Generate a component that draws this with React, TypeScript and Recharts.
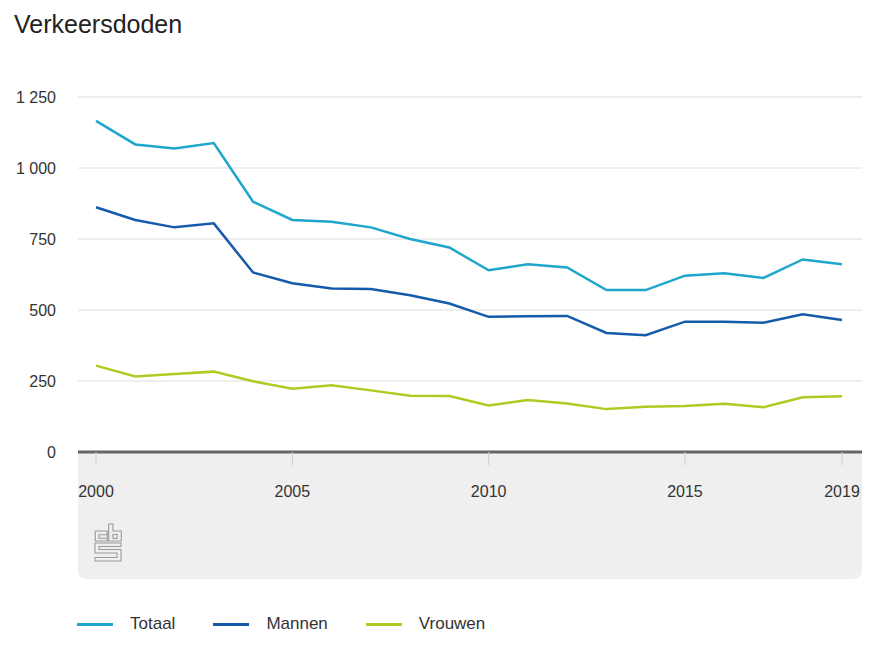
import { CartesianGrid, Legend, Line, LineChart, XAxis, YAxis } from 'recharts'

const YEARS = [
  2000, 2001, 2002, 2003, 2004, 2005, 2006, 2007, 2008, 2009, 2010, 2011, 2012, 2013, 2014,
  2015, 2016, 2017, 2018, 2019,
]
const TOTAAL = [
  1166, 1083, 1069, 1088, 881, 817, 811, 791, 750, 720, 640, 661, 650, 570, 570, 621, 629, 613,
  678, 661,
]
const MANNEN = [
  862, 817, 791, 805, 632, 594, 576, 574, 552, 523, 476, 478, 479, 419, 411, 459, 459, 455, 485,
  465,
]
const VROUWEN = [
  304, 266, 275, 283, 249, 223, 235, 217, 198, 197, 164, 183, 171, 151, 159, 162, 170, 158, 193,
  196,
]
const Y_TICKS = [0, 250, 500, 750, 1000, 1250]
const X_TICKS = [2000, 2005, 2010, 2015, 2019]

const SERIES = [
  { key: 'totaal', name: 'Totaal', color: '#1ea6cb' },
  { key: 'mannen', name: 'Mannen', color: '#155aab' },
  { key: 'vrouwen', name: 'Vrouwen', color: '#afcb22' },
]

const FONT = '"Liberation Sans", Arial, Helvetica, sans-serif'
const TEXT_COLOR = '#333'
const GRID_COLOR = '#dedede'
const PANEL_COLOR = '#efefef'

const data = YEARS.map((year, i) => ({
  year,
  totaal: TOTAAL[i],
  mannen: MANNEN[i],
  vrouwen: VROUWEN[i],
}))

const formatNumber = (value: number) => String(value).replace(/\B(?=(\d{3})+(?!\d))/g, ' ')

// cbs mark in the grey footer panel, drawn as thin outlines
function CbsLogo() {
  return (
    <svg
      width={28}
      height={39}
      viewBox="-1 -1 28 39"
      style={{ position: 'absolute', left: 16, top: 71 }}
    >
      <g fill="none" stroke="#9a9a9a" strokeWidth={1.1}>
        <path d="M12.3,7 H0.3 V17 H12.3 Z M12.3,10.7 H4 V14.2 H12.3" />
        <path d="M13.7,0 H18 V7 H26.3 V17 H13.7 Z" />
        <rect x={18} y={10.5} width={4.2} height={4} />
        <path d="M0,19 H26 V22.5 H4 V25.5 H26 V37 H0 V33.5 H22 V29 H0 Z" />
      </g>
    </svg>
  )
}

function LegendContent() {
  return (
    <div style={{ height: 0, overflow: 'visible' }}>
      <div style={{ display: 'flex', alignItems: 'center', fontFamily: FONT, fontSize: 17 }}>
        {SERIES.map((s) => (
          <div key={s.key} style={{ display: 'flex', alignItems: 'center', marginRight: 38 }}>
            <span
              style={{ display: 'inline-block', width: 36, height: 3, background: s.color }}
            />
            <span style={{ marginLeft: 17, color: TEXT_COLOR }}>{s.name}</span>
          </div>
        ))}
      </div>
    </div>
  )
}

export default function App() {
  return (
    <div
      style={{
        position: 'absolute',
        left: 0,
        top: 0,
        width: 877,
        height: 658,
        background: '#fff',
        fontFamily: FONT,
      }}
    >
      <div
        style={{
          position: 'absolute',
          left: 14,
          top: 10,
          fontSize: 25,
          color: '#222',
        }}
      >
        Verkeersdoden
      </div>
      <div
        style={{
          position: 'absolute',
          left: 78,
          top: 452,
          width: 784,
          height: 127,
          background: PANEL_COLOR,
          borderRadius: '0 0 8px 8px',
        }}
      >
        <CbsLogo />
      </div>
      <div style={{ position: 'absolute', left: 0, top: 0 }}>
        <LineChart
          width={877}
          height={658}
          data={data}
          margin={{ top: 97, right: 15, bottom: 176, left: 0 }}
          style={{ fontFamily: FONT }}
        >
          <CartesianGrid vertical={false} stroke={GRID_COLOR} />
          <XAxis
            dataKey="year"
            type="number"
            domain={[2000, 2019]}
            ticks={X_TICKS}
            padding={{ left: 18, right: 20 }}
            height={30}
            axisLine={{ stroke: '#666', strokeWidth: 3 }}
            tickLine={{ stroke: '#cccccc' }}
            tickSize={13}
            tickMargin={21}
            tick={{ fill: TEXT_COLOR, fontSize: 16 }}
          />
          <YAxis
            type="number"
            domain={[0, 1250]}
            ticks={Y_TICKS}
            width={78}
            axisLine={false}
            tickLine={false}
            tickSize={0}
            tickMargin={22}
            tick={{ fill: TEXT_COLOR, fontSize: 16 }}
            tickFormatter={formatNumber}
          />
          {SERIES.map((s) => (
            <Line
              key={s.key}
              type="linear"
              dataKey={s.key}
              name={s.name}
              stroke={s.color}
              strokeWidth={2.5}
              dot={false}
              activeDot={false}
              isAnimationActive={false}
            />
          ))}
          <Legend
            content={<LegendContent />}
            wrapperStyle={{ position: 'absolute', left: 77, top: 614, width: 600 }}
          />
        </LineChart>
      </div>
    </div>
  )
}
----------------
Skip the pictures and restate exactly the lines from the beginning of the listing to the line with "LineChart, XAxis, YAxis", that line included.

Generate a component that draws this with React, TypeScript and Recharts.
import { CartesianGrid, Legend, Line, LineChart, XAxis, YAxis } from 'recharts'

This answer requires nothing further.